Jean-Marie Le Pen : l’homme qui a fait trembler la République

Cela fait quelques jours que Jean-Marie Le Pen nous a quittés, et il m’a fallu ce temps de réflexion pour rédiger ces lignes. Comment aborder la disparition d’un tel personnage, à la fois fascinant et controversé ? Ce tribun hors normes, à mille lieues des fonctionnaires de la politique qui peuplent aujourd’hui nos institutions, a incarné à lui seul une ère politique. Je n’étais pas en âge de voter lors de l’élection présidentielle de 2002, mais son ombre était alors si grande qu’elle éclipsait presque tout le reste.
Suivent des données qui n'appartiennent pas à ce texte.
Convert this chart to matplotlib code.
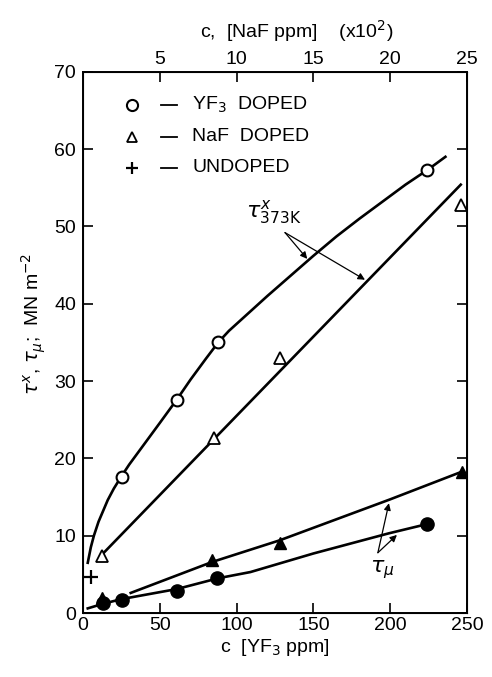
import matplotlib
matplotlib.use("Agg")
import matplotlib.pyplot as plt

plt.rcParams['font.family'] = ['Liberation Sans', 'DejaVu Sans']
plt.rcParams['mathtext.fontset'] = 'dejavusans'

# measured points (c in YF3 ppm, tau in MN m^-2)
yf3_x = [25.5, 61, 88, 224]
yf3_y = [17.6, 27.6, 35.1, 57.3]
naf_x = [12, 85, 128, 246]
naf_y = [7.4, 22.7, 33.0, 52.8]
undoped_x = [5]
undoped_y = [4.6]
mu_naf_x = [12, 84, 128, 247]
mu_naf_y = [2.0, 6.9, 9.0, 18.3]
mu_yf3_x = [13, 25.4, 61, 87, 224]
mu_yf3_y = [1.3, 1.7, 2.8, 4.5, 11.5]

# hand drawn fit curves
yf3_fit_x = [3, 5, 7, 10, 16, 20, 25, 30, 40, 50, 61, 70, 80, 88, 95, 100, 110, 120,
             135, 150, 165, 180, 195, 210, 225, 236]
yf3_fit_y = [6.5, 8.5, 10.0, 11.8, 14.6, 16.1, 17.7, 19.2, 21.9, 24.6, 27.6, 30.2, 32.9,
             35.0, 36.5, 37.4, 39.2, 41.0, 43.6, 46.2, 48.7, 51.0, 53.2, 55.4, 57.4, 59.0]
naf_fit_x = [12, 246]
naf_fit_y = [7.5, 55.4]
mu_naf_fit_x = [31, 84, 128, 200, 247]
mu_naf_fit_y = [2.6, 6.6, 9.4, 14.7, 18.3]
mu_yf3_fit_x = [3, 13, 25, 61, 88, 109, 150, 199, 224]
mu_yf3_fit_y = [0.6, 1.2, 1.8, 3.1, 4.5, 5.3, 7.7, 10.3, 11.5]

fig = plt.figure(figsize=(4.92, 6.77), dpi=100)
ax = fig.add_axes([0.169, 0.0945, 0.78, 0.7995])
ax.set_xlim(0, 250)
ax.set_ylim(0, 70)

lw = 1.9
ax.plot(yf3_fit_x, yf3_fit_y, color='black', lw=lw, zorder=2, solid_joinstyle='round')
ax.plot(naf_fit_x, naf_fit_y, color='black', lw=lw, zorder=2)
ax.plot(mu_naf_fit_x, mu_naf_fit_y, color='black', lw=lw, zorder=2, solid_joinstyle='round')
ax.plot(mu_yf3_fit_x, mu_yf3_fit_y, color='black', lw=lw, zorder=2, solid_joinstyle='round')

ax.plot(yf3_x, yf3_y, 'o', ms=8.5, mfc='white', mec='black', mew=1.5, zorder=3)
ax.plot(naf_x, naf_y, '^', ms=8, mfc='white', mec='black', mew=1.3, zorder=3)
ax.plot(undoped_x, undoped_y, '+', ms=10, mec='black', mew=1.6, zorder=3)
ax.plot(mu_yf3_x, mu_yf3_y, 'o', ms=9.5, color='black', zorder=3)
ax.plot(mu_naf_x, mu_naf_y, '^', ms=8, color='black', zorder=4)

# legend written out by hand
fs = 14
leg_y = [65.7, 61.6, 57.6]
ax.plot([32], [leg_y[0]], 'o', ms=8, mfc='white', mec='black', mew=1.5)
ax.plot([32], [leg_y[1]], '^', ms=7, mfc='white', mec='black', mew=1.3)
ax.plot([32], [leg_y[2]], '+', ms=9, mec='black', mew=1.6)
for yy in leg_y:
    ax.plot([51, 61], [yy, yy], color='black', lw=1.3)
ax.text(71, leg_y[0], r'YF$_3$  DOPED', fontsize=fs, va='center')
ax.text(71, leg_y[1], 'NaF  DOPED', fontsize=fs, va='center')
ax.text(71, leg_y[2], 'UNDOPED', fontsize=fs, va='center')

# annotations
arw = dict(arrowstyle='-|>', color='black', lw=0.9, mutation_scale=10, shrinkA=0, shrinkB=0)
ax.text(106, 51.8, r'$\tau^{x}_{\mathrm{373K}}$', fontsize=16, va='center')
ax.annotate('', xy=(146, 45.8), xytext=(131.5, 49.2), arrowprops=arw)
ax.annotate('', xy=(183.6, 43.1), xytext=(131.5, 49.2), arrowprops=arw)
ax.text(194.6, 5.6, r'$\tau_{\mu}$', fontsize=16, ha='center', va='center')
ax.annotate('', xy=(199.2, 14.2), xytext=(192, 7.8), arrowprops=arw)
ax.annotate('', xy=(204.4, 10.1), xytext=(192, 7.8), arrowprops=arw)

ax.set_xticks([0, 50, 100, 150, 200, 250])
ax.set_yticks([0, 10, 20, 30, 40, 50, 60, 70])
ax.tick_params(direction='in', length=7.5, width=1.2, labelsize=fs, pad=5,
               top=False, right=True)
ax.tick_params(axis='x', pad=3)
for s in ax.spines.values():
    s.set_linewidth(1.4)

ax.set_xlabel(r'c  [YF$_3$ ppm]', fontsize=fs, labelpad=2)
ax.set_ylabel(r'$\tau^{x}$, $\tau_{\mu}$;  MN m$^{-2}$', fontsize=fs)
ax.yaxis.set_label_coords(-0.092, 0.535)

top = ax.twiny()
top.set_xlim(0, 25)
top.set_xticks([5, 10, 15, 20, 25])
top.tick_params(direction='in', length=7.5, width=1.2, labelsize=fs, pad=3)
top.set_xlabel(r'c,  [NaF ppm]    (x10$^2$)', fontsize=fs)
top.xaxis.set_label_coords(0.557, 1.062)

fig.savefig('out.png', dpi=100)
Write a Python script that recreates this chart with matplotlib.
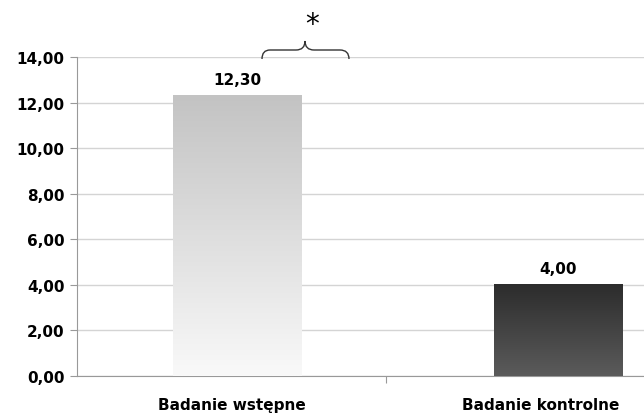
import matplotlib.pyplot as plt
import numpy as np
from matplotlib.colors import to_rgb
from matplotlib.path import Path
from matplotlib.patches import PathPatch

categories = ['Badanie wstępne', 'Badanie kontrolne']
values = [12.30, 4.00]
value_labels = ['12,30', '4,00']
yticks = [0, 2, 4, 6, 8, 10, 12, 14]

fig = plt.figure(figsize=(6.44, 4.14), dpi=100)
W, H = 644, 414
# axes runs past the right edge, like the cropped original
ax = fig.add_axes([77 / W, (H - 377) / H, 618 / W, (377 - 58) / H])

# bars with vertical gradients
bar_pos = [0.018, 1.058]
bar_w = 0.415
grads = [('#c3c3c3', '#f9f9f9'), ('#2c2c2c', '#5b5b5b')]
for x, v, lab, (top, bot) in zip(bar_pos, values, value_labels, grads):
    t = np.array(to_rgb(top))
    b = np.array(to_rgb(bot))
    s = np.linspace(0, 1, 256)[:, None]
    img = (t * (1 - s) + b * s)[:, None, :]
    ax.imshow(img, extent=[x - bar_w / 2, x + bar_w / 2, 0, v],
              aspect='auto', zorder=3, origin='upper')
    ax.text(x, v + 0.4, lab, ha='center', va='bottom',
            fontsize=11, fontweight='bold')
ax.set_xlim(-0.5, 1.5)
ax.set_ylim(0, 14)

ax.set_yticks(yticks)
ax.set_yticklabels([f'{t:.2f}'.replace('.', ',') for t in yticks],
                   fontsize=11, fontweight='bold')
ax.yaxis.grid(True, color='#d4d4d4', linewidth=1)
ax.set_axisbelow(True)
ax.set_xticks([0.5])
ax.set_xticklabels([''])
ax.tick_params(axis='x', length=5, color='#999999')
ax.tick_params(axis='y', length=5, color='#999999', pad=4)
for i, c in enumerate(categories):
    ax.text(i, -1.25, c, ha='center', va='center', fontsize=11, fontweight='bold')

for sp in ['top', 'right']:
    ax.spines[sp].set_visible(False)
for sp in ['left', 'bottom']:
    ax.spines[sp].set_color('#999999')

# curly brace with asterisk (pixel coords -> figure)
def P(x, y):
    return (x / W, (H - y) / H)

verts = [P(262, 60), P(262, 51), P(270, 51), P(270, 51),
         P(296, 51), P(296, 51), P(305, 51), P(305, 42),
         P(305, 51), P(314, 51), P(314, 51),
         P(340, 51), P(340, 51), P(349, 51), P(349, 60)]
codes = [Path.MOVETO, Path.CURVE3, Path.CURVE3, Path.LINETO,
         Path.LINETO, Path.LINETO, Path.CURVE3, Path.CURVE3,
         Path.CURVE3, Path.CURVE3, Path.LINETO,
         Path.LINETO, Path.LINETO, Path.CURVE3, Path.CURVE3]
fig.add_artist(PathPatch(Path(verts, codes), fill=False, edgecolor='#333333',
                         linewidth=1, transform=fig.transFigure))
fig.text(*P(312, 25), '*', ha='center', va='center', fontsize=20)

fig.savefig('out.png', dpi=100)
Quoi qu’on pense de lui, force est de reconnaître que Jean-Marie Le Pen fut un homme qui vivait pleinement, avec passion et liberté.

Un tribun et un visionnaire

Pendant près de quarante ans, Jean-Marie Le Pen a occupé une place centrale dans le débat politique français, attirant autour de lui une classe politique qui ne se définissait souvent que par opposition à ses idées. Ses adversaires le conspuaient, mais ne pouvaient l’ignorer. Il a été, à sa manière, un visionnaire. Beaucoup de ses alertes — qu’elles concernent l’immigration, la souveraineté ou les déséquilibres économiques — ont trouvé un écho dans le monde contemporain. Ses formules, souvent provocatrices, résonnent encore dans les mémoires collectives.

Mais ce qui frappait chez lui, au-delà de ses idées, était la force de sa présence, sa vivacité d’esprit et sa culture. Jean-Marie Le Pen ne se contentait pas de suivre les dogmes de la droite traditionnelle ; il incarnait une liberté de ton et d’attitude qui le mettait en porte-à-faux avec le conformisme ambiant. Il était un homme d’érudition, mais aussi d’instinct, ce qui le rendait aussi imprévisible que redouté.

Une stratégie ambiguë

Cependant, cette liberté affichée avait aussi son revers. Visionnaire certes, mais également cynique, Jean-Marie Le Pen avait compris très tôt les rouages d’un système qu’il jugeait invincible. Plutôt que de le défier frontalement, il a choisi d’en jouer, devenant le « méchant » officiel, celui que l’on aime détester. Ce choix a peut-être été payant pour lui, mais il a été dévastateur pour la cause qu’il prétendait défendre. En acceptant de se laisser caricaturer, il a affaibli l’idée nationaliste française, lui faisant perdre sa profondeur et sa noblesse.

Son hédonisme et son goût pour le jeu politique l’ont finalement éloigné des valeurs qu’il avait un temps portées. Les intérêts personnels ont pris le pas sur les idéaux, et c’est sans doute là que réside la tragédie de Jean-Marie Le Pen : un homme d’une intelligence brillante, capable de transcender les clivages, mais qui, par ambition ou par faiblesse, a fini par devenir l’artisan de sa propre chute.

L’hommage de Marion Maréchal

Dans cette tempête d’émotions et de réflexions, il est difficile de ne pas souligner l’élégance et la poignante sincérité de l’hommage rendu par sa petite-fille, Marion Maréchal. Ses mots sur les réseaux sociaux, et notamment sur X, résonnent comme un écho d’affection et de respect profond envers cet homme qui, malgré ses contradictions, restera une figure majeure de la politique française. À travers cet hommage, c’est aussi une page de l’histoire familiale et nationale qui se tourne.

Une conclusion à la hauteur de l’homme

Jean-Marie Le Pen aura connu une vie dense, tumultueuse, mais indéniablement marquante. Cet homme était un irréductible breton, à la fois ancré dans ses terres et porté par un souffle d’aventures. En dépit de ses échecs et de ses compromissions, il laisse derrière lui une empreinte indélébile, comme une grande fresque complexe, faite d’ombres et de lumières.

Je me surprends à espérer que cette dernière escale l’a conduit près de ceux qui comptaient tant pour lui. Que cette route qui s’achève ait été celle d’un retour à une forme de paix, auprès de sa Bretagne natale ou d’un éternel plus grand. Une image me revient en tête : celle immortalisée le 26 mai 1986 par Frédéric Reglain, où il apparaît, digne et flamboyant, au côté d’Alain Delon. Peut-être était-ce là un instant suspendu, une sorte d’éclair de grandeur que l’histoire n’oubliera pas.

Qu’il repose en paix, au terme d’une vie qui, quoi qu’on en dise, n’aura jamais été banale.